The federal Department of Justice joined the suit shortly after it was filed following its own investigation into the City’s policies and practices.

In March 2022, a federal judge certified a class comprising all blind or low-vision pedestrians who use the City of Chicago’s signalized pedestrian intersections. 

In April 2023 a federal court ruled that Chicago’s systemic, decades-long failure to incorporate APS at intersections constitutes discrimination toward blind and low vision pedestrians under federal disability rights laws.

In March 2025, the court issued a proposed remedial plan order and invited the parties to proposed revisions. The court entered the final remedial order in May 2025. Read the Court’s Remedial Order.

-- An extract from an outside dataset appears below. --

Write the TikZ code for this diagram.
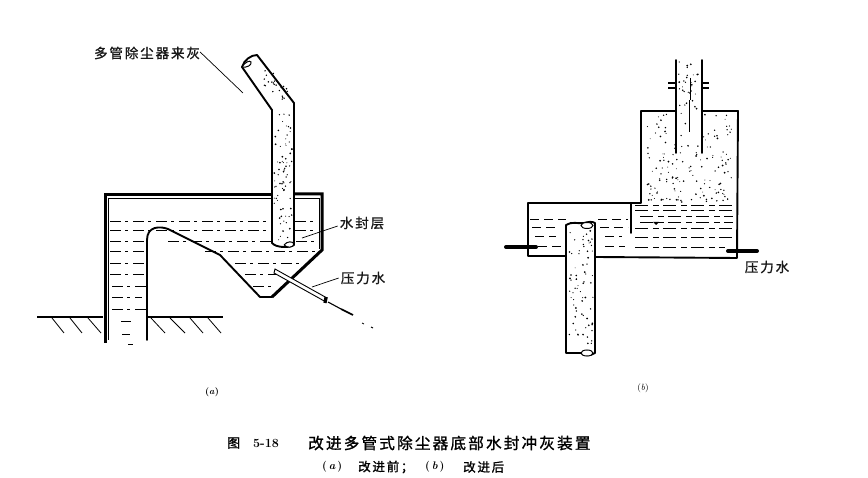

Under the Court’s order, Chicago must equip at least 71% of its signalized intersections with pedestrian signals with APS in the next 10 years. Chicago will then have another 5 years to install APS at all remaining signalized intersections, unless it can show that blind pedestrians already have meaningful access to the pedestrian grid. The Court’s order establishes benchmarks for the minimum number of APS that can be installed annually, a process for community members to request APS at specific intersections, and a requirement to prioritize APS installation at the most dangerous intersections.

The City must also establish an effective APS compliance program to ensure it installs APS correctly, repairs maintenance issues promptly, and solicits and analyzes complaints and repair requests. The Court will also appoint an Independent Monitor to oversee Chicago’s compliance.

The order also calls for the City to work with the blind community. The City must establish an APS Community Advisory Committee comprised of members from Chicago’s blind community and organizations that serve the community, and engage with a Certified Orientation and Mobility (O&M) Specialist to provide expertise on APS installation and maintenance.

Having APS installed at these intersections means that Plaintiffs and class members who for years have resorted to taking circuitous routes to avoid particularly unsafe intersections, or who have avoided walking altogether, will have newfound security accessing a fundamental part of Chicago civic life: walking city streets.